#### DATA LINES
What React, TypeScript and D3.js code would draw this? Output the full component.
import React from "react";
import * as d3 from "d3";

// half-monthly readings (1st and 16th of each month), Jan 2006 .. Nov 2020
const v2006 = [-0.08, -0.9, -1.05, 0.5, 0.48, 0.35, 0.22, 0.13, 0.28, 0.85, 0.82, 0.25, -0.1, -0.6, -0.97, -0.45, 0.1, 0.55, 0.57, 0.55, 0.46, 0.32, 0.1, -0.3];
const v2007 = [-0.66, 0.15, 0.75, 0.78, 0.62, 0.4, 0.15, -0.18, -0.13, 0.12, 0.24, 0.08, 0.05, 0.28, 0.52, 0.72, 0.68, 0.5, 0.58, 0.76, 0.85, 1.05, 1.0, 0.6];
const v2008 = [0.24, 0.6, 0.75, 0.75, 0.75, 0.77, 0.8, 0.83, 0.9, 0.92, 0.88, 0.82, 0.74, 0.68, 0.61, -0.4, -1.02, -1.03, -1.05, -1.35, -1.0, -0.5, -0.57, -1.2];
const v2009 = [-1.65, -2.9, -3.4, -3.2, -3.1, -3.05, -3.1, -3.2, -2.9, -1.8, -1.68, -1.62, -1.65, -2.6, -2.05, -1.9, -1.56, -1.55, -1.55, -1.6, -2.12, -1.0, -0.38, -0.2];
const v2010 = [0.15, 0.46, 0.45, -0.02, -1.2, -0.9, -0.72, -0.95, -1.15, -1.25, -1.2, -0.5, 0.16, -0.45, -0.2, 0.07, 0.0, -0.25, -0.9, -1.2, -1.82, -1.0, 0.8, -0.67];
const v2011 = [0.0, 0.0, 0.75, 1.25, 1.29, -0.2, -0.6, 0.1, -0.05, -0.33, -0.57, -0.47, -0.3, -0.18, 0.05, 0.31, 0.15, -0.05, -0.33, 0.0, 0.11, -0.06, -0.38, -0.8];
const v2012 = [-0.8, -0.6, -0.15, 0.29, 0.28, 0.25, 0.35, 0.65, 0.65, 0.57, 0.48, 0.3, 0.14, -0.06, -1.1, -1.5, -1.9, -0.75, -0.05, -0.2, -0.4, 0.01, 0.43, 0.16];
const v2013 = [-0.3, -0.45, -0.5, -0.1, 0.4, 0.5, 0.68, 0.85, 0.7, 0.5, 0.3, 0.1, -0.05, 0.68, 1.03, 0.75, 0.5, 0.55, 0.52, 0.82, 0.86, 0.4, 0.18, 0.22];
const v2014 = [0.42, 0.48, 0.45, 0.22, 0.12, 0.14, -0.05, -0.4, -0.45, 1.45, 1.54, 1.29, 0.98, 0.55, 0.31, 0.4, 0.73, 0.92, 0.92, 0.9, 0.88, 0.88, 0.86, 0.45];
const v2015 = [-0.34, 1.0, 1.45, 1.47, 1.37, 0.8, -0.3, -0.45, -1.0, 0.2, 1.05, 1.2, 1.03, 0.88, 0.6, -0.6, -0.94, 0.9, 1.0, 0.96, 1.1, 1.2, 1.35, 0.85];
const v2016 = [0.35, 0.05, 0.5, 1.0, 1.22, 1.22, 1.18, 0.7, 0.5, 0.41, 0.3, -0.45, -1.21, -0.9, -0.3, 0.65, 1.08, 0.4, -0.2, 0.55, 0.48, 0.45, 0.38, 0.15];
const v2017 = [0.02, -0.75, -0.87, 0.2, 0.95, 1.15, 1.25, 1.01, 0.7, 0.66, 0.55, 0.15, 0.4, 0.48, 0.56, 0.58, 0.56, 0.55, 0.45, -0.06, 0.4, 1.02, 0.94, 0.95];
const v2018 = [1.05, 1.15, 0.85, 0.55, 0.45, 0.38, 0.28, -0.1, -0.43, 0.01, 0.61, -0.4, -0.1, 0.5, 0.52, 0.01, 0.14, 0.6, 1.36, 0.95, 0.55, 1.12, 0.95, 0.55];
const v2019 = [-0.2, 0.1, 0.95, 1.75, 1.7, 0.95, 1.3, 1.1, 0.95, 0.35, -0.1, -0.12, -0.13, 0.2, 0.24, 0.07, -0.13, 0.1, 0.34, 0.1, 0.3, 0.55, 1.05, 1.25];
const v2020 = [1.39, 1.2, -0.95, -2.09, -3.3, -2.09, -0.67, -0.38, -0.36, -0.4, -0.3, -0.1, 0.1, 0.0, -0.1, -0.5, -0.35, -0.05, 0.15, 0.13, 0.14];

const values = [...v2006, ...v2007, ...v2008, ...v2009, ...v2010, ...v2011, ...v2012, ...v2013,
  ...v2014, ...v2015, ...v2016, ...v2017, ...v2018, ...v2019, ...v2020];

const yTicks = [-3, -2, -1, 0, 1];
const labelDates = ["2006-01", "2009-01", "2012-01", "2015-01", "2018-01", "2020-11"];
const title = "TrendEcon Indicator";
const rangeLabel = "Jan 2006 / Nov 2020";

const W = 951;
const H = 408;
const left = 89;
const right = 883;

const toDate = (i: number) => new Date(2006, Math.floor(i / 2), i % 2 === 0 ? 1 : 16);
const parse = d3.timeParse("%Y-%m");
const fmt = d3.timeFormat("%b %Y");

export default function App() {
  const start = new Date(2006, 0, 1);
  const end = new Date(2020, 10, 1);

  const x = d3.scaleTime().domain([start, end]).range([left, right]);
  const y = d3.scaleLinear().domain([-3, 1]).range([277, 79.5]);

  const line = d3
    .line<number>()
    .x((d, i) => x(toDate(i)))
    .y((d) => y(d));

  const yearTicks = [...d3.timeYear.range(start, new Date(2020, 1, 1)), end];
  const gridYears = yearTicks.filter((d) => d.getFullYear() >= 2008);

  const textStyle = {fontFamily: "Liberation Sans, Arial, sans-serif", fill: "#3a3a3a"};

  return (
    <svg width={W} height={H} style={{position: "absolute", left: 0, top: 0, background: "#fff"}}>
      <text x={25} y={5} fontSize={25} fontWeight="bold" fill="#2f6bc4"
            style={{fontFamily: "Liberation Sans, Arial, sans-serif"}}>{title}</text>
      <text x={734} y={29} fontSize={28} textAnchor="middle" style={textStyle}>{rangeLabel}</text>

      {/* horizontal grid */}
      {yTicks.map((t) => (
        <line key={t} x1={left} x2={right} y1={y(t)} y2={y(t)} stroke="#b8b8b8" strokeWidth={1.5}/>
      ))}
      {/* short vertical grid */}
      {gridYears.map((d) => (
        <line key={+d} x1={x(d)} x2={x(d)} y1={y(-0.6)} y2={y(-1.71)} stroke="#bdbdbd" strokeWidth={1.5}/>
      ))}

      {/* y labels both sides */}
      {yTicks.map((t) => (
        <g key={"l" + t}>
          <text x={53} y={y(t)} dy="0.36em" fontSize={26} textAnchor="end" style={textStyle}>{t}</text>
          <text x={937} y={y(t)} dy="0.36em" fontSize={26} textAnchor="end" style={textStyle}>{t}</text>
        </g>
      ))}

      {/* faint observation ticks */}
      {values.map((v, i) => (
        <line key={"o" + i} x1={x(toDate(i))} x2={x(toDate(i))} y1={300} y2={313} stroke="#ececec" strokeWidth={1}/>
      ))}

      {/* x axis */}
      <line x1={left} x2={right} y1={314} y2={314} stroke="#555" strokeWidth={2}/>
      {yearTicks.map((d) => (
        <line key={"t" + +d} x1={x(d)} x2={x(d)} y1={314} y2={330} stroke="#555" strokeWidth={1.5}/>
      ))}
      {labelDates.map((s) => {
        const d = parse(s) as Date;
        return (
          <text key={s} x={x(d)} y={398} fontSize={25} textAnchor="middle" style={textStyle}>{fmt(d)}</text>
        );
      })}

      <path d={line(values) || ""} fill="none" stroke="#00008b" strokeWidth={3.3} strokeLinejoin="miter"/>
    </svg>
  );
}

#### WHAT THE TASK REQUIRES
Print only the lines from the top of the data above down to the line holding "import * as", inclusive.

#### PROBLEM SOLUTION
What React, TypeScript and D3.js code would draw this? Output the full component.
import React from "react";
import * as d3 from "d3";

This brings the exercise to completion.